Operational playbook: how to build clusters that scale month after month
Phase 1: Build the hub + 3–5 high-intent spokes
Start with the spokes closest to purchase or action (templates, checklists, “how to” guides). These are easier to make best-in-class quickly and tend to earn engagement signals that help the whole cluster.
Phase 2: Expand into comparisons and edge cases
Once the core spokes are live, add content that answers “Which is better?”, “Does this work for X?”, and “What if Y?” questions. These pages are excellent for answerability because they match how people ask questions in AI assistants.
Phase 3: Refresh the hub quarterly
As you add spokes, update the hub’s outline, summaries, and internal links. Your hub should feel like a living guide—because it is.
When you should consider help (and what to ask for)
If you have dozens (or hundreds) of existing pages, the hardest part is usually not writing—it’s architecture, consolidation, and governance. If you want a structured plan that connects AI-ready content production with technical SEO and internal linking, explore our AI SEO services in Dubai.
FAQs
How many spokes should one hub have?
There’s no perfect number. A practical range is 6–20 spokes for a mature cluster, depending on how broad the hub topic is. Start smaller (3–5 spokes), prove performance, then expand into adjacent intents.

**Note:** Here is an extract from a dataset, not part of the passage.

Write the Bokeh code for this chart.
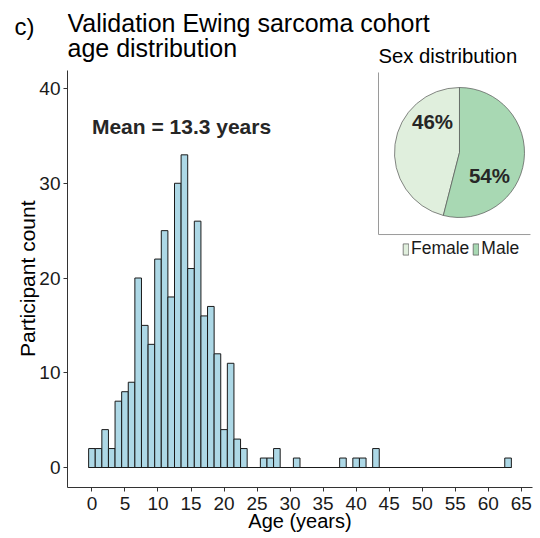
from math import pi
import numpy as np
from bokeh.plotting import figure
from bokeh.models import Range1d, Label, Legend, LegendItem, ColumnDataSource, LinearAxis, FixedTicker
from bokeh.embed import file_html
from bokeh.resources import INLINE
from bokeh.core.properties import value

# ---------------- data ----------------
ages = list(range(64))  # one-year bins, centred on each age
counts = [2, 2, 4, 2, 7, 8, 9, 20, 15, 13,
          22, 25, 18, 30, 33, 21, 26, 16, 17, 12,
          4, 11, 3, 2, 0, 0, 1, 1, 2, 0,
          0, 1, 0, 0, 0, 0, 0, 0, 1, 0,
          1, 1, 0, 2] + [0] * 19 + [1]
mean_age = 13.3

sex_labels = ["Female", "Male"]
sex_pct = [46, 54]
sex_colors = ["#e0efdd", "#a8d8b3"]

x_ticks = list(range(0, 66, 5))
y_ticks = [0, 10, 20, 30, 40]

FONT = "Liberation Sans"
DARK = "#262626"

# ---------------- figure ----------------
p = figure(width=540, height=538, x_range=Range1d(-3.7, 66.7), y_range=Range1d(-2.11, 49.29),
           output_backend="svg", toolbar_location=None,
           min_border_left=67, min_border_right=8, min_border_top=0, min_border_bottom=51)
p.outline_line_color = None
p.grid.visible = False
p.background_fill_color = "white"

# pixel-like helper ranges (for titles) and unit ranges for the pie inset
p.extra_x_ranges = {"px": Range1d(67, 532), "pie": Range1d(-6.0308, 1.1231)}
p.extra_y_ranges = {"px": Range1d(487, 0), "pie": Range1d(-5.1538, 2.3385)}

for ax, ticks in ((p.xaxis, x_ticks), (p.yaxis, y_ticks)):
    ax.ticker = ticks
    ax.axis_line_color = "#333333"
    ax.axis_line_width = 1
    ax.major_tick_line_color = "#333333"
    ax.major_tick_out = 4
    ax.major_tick_in = 0
    ax.minor_tick_line_color = None
    ax.major_label_text_font = FONT
    ax.major_label_text_font_size = "19px"
    ax.major_label_text_color = "#1a1a1a"
    ax.axis_label_text_font = FONT
    ax.axis_label_text_font_size = "20px"
    ax.axis_label_text_font_style = "normal"
    ax.axis_label_text_color = "#000000"

p.yaxis.bounds = (-2.11, 41.9)
p.yaxis.major_label_standoff = 3
p.xaxis.major_label_standoff = 5
p.xaxis.axis_label = "Age (years)"
p.xaxis.axis_label_standoff = -3


def side_text_axis(text, ypx, size, standoff, angle, bounds="auto"):
    ax = LinearAxis(y_range_name="px", ticker=FixedTicker(ticks=[ypx]), bounds=bounds,
                    major_label_overrides={ypx: text}, axis_line_color=None,
                    major_tick_line_color=None, minor_tick_line_color=None,
                    major_tick_out=0, major_tick_in=0, major_label_standoff=standoff,
                    major_label_orientation=angle, major_label_text_font=FONT,
                    major_label_text_font_size=size, major_label_text_color="#000000")
    p.add_layout(ax, "left")


# panel tag (partly above the page edge, as in the original) and y-axis title
side_text_axis("c)", 1, "24px", 2, 0, bounds=(-30, 487))
side_text_axis("Participant count", 200, "21px", -16, pi / 2)

# histogram bars
src = ColumnDataSource(dict(left=[a - 0.5 for a in ages], right=[a + 0.5 for a in ages],
                            top=counts, bottom=[0] * len(ages)))
p.quad(left="left", right="right", top="top", bottom="bottom", source=src,
       fill_color="#add8e6", line_color="#1a1a1a", line_width=1)
p.segment(x0=[ages[0] - 0.5], y0=[0], x1=[ages[-1] + 0.5], y1=[0], line_color="#1a1a1a", line_width=1)

p.add_layout(Label(x=0, y=36, text=f"Mean = {mean_age} years", text_align="left", text_baseline="middle",
                   text_font=FONT, text_font_size="21px", text_font_style="bold", text_color=DARK))


def lab(text, x, y, size, **kw):
    p.add_layout(Label(x=x, y=y, x_range_name="px", y_range_name="px", text=text, text_font=FONT,
                       text_font_size=size, text_color=kw.pop("color", "#000000"), **kw))


lab("Validation Ewing sarcoma cohort", 67, 36, "25px")
lab("age distribution", 67, 61.5, "25px")
lab("Sex distribution", 378, 66, "20.3px")

# ---------------- pie inset ----------------
fr = np.array(sex_pct) / sum(sex_pct)
cum = np.concatenate([[0], np.cumsum(fr)])
start = pi / 2 + 2 * pi * cum[:-1]
end = pi / 2 + 2 * pi * cum[1:]
psrc = ColumnDataSource(dict(start=list(start), end=list(end), color=sex_colors, label=sex_labels))

# inset panel borders
p.segment(x0=[-1.246, -1.246], y0=[1.231, -1.262], x1=[-1.246, 1.092], y1=[-1.262, -1.262],
          x_range_name="pie", y_range_name="pie", line_color="#9a9a9a", line_width=1)

wr = p.wedge(x=0, y=0, radius=1, start_angle="start", end_angle="end", direction="anticlock",
             fill_color="color", line_color="#555555", line_width=0.7, source=psrc,
             x_range_name="pie", y_range_name="pie")

tsrc = ColumnDataSource(dict(x=[-0.415, 0.46], y=[0.477, -0.354], t=[f"{v}%" for v in sex_pct]))
p.text(x="x", y="y", text="t", source=tsrc, x_range_name="pie", y_range_name="pie",
       text_font=value(FONT), text_font_size="20.5px", text_font_style="bold", text_color=DARK,
       text_align="center", text_baseline="middle")

legend = Legend(items=[LegendItem(label=l, renderers=[wr], index=i) for i, l in enumerate(sex_labels)],
                orientation="horizontal", location=(335, 228), glyph_width=7, glyph_height=14,
                label_standoff=2, spacing=3, padding=0, margin=0, border_line_color=None,
                background_fill_alpha=0, label_text_font=FONT, label_text_font_size="17.5px",
                label_height=14, label_text_color="#1a1a1a")
p.add_layout(legend)

open("out.html", "w").write(file_html(p, INLINE))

Can multiple hubs link to the same spoke?
Sometimes, yes—if the spoke genuinely supports two separate hubs (for example, a spoke on “canonical tags” could support both a “technical SEO” hub and a “content consolidation” hub). But keep one clear “primary” cluster home by linking to that hub most prominently and ensuring the spoke’s intro aligns with that context.
Do topic clusters replace keyword research?
No. They change the order of operations. You still do keyword research, but you group keywords by intent and map them to hub vs spoke roles so you don’t accidentally publish multiple pages for the same query.
How do I know if cannibalisation is happening inside a cluster?
Common signals include two URLs swapping rankings for the same query, impressions split across similar pages, and inconsistent landing pages for the same keyword set. The fix is usually consolidation (merge and redirect), re-scoping one page to a different intent, or clarifying which URL is the primary target using internal links and canonicalisation.
What’s the biggest “AI-ready” improvement I can make to spokes?
Make the answer extractable: open with a direct definition or step-by-step outcome, use question-based subheadings, and include concrete examples. When a page is unambiguous, it becomes easier for both search engines and AI systems to summarize and cite accurately.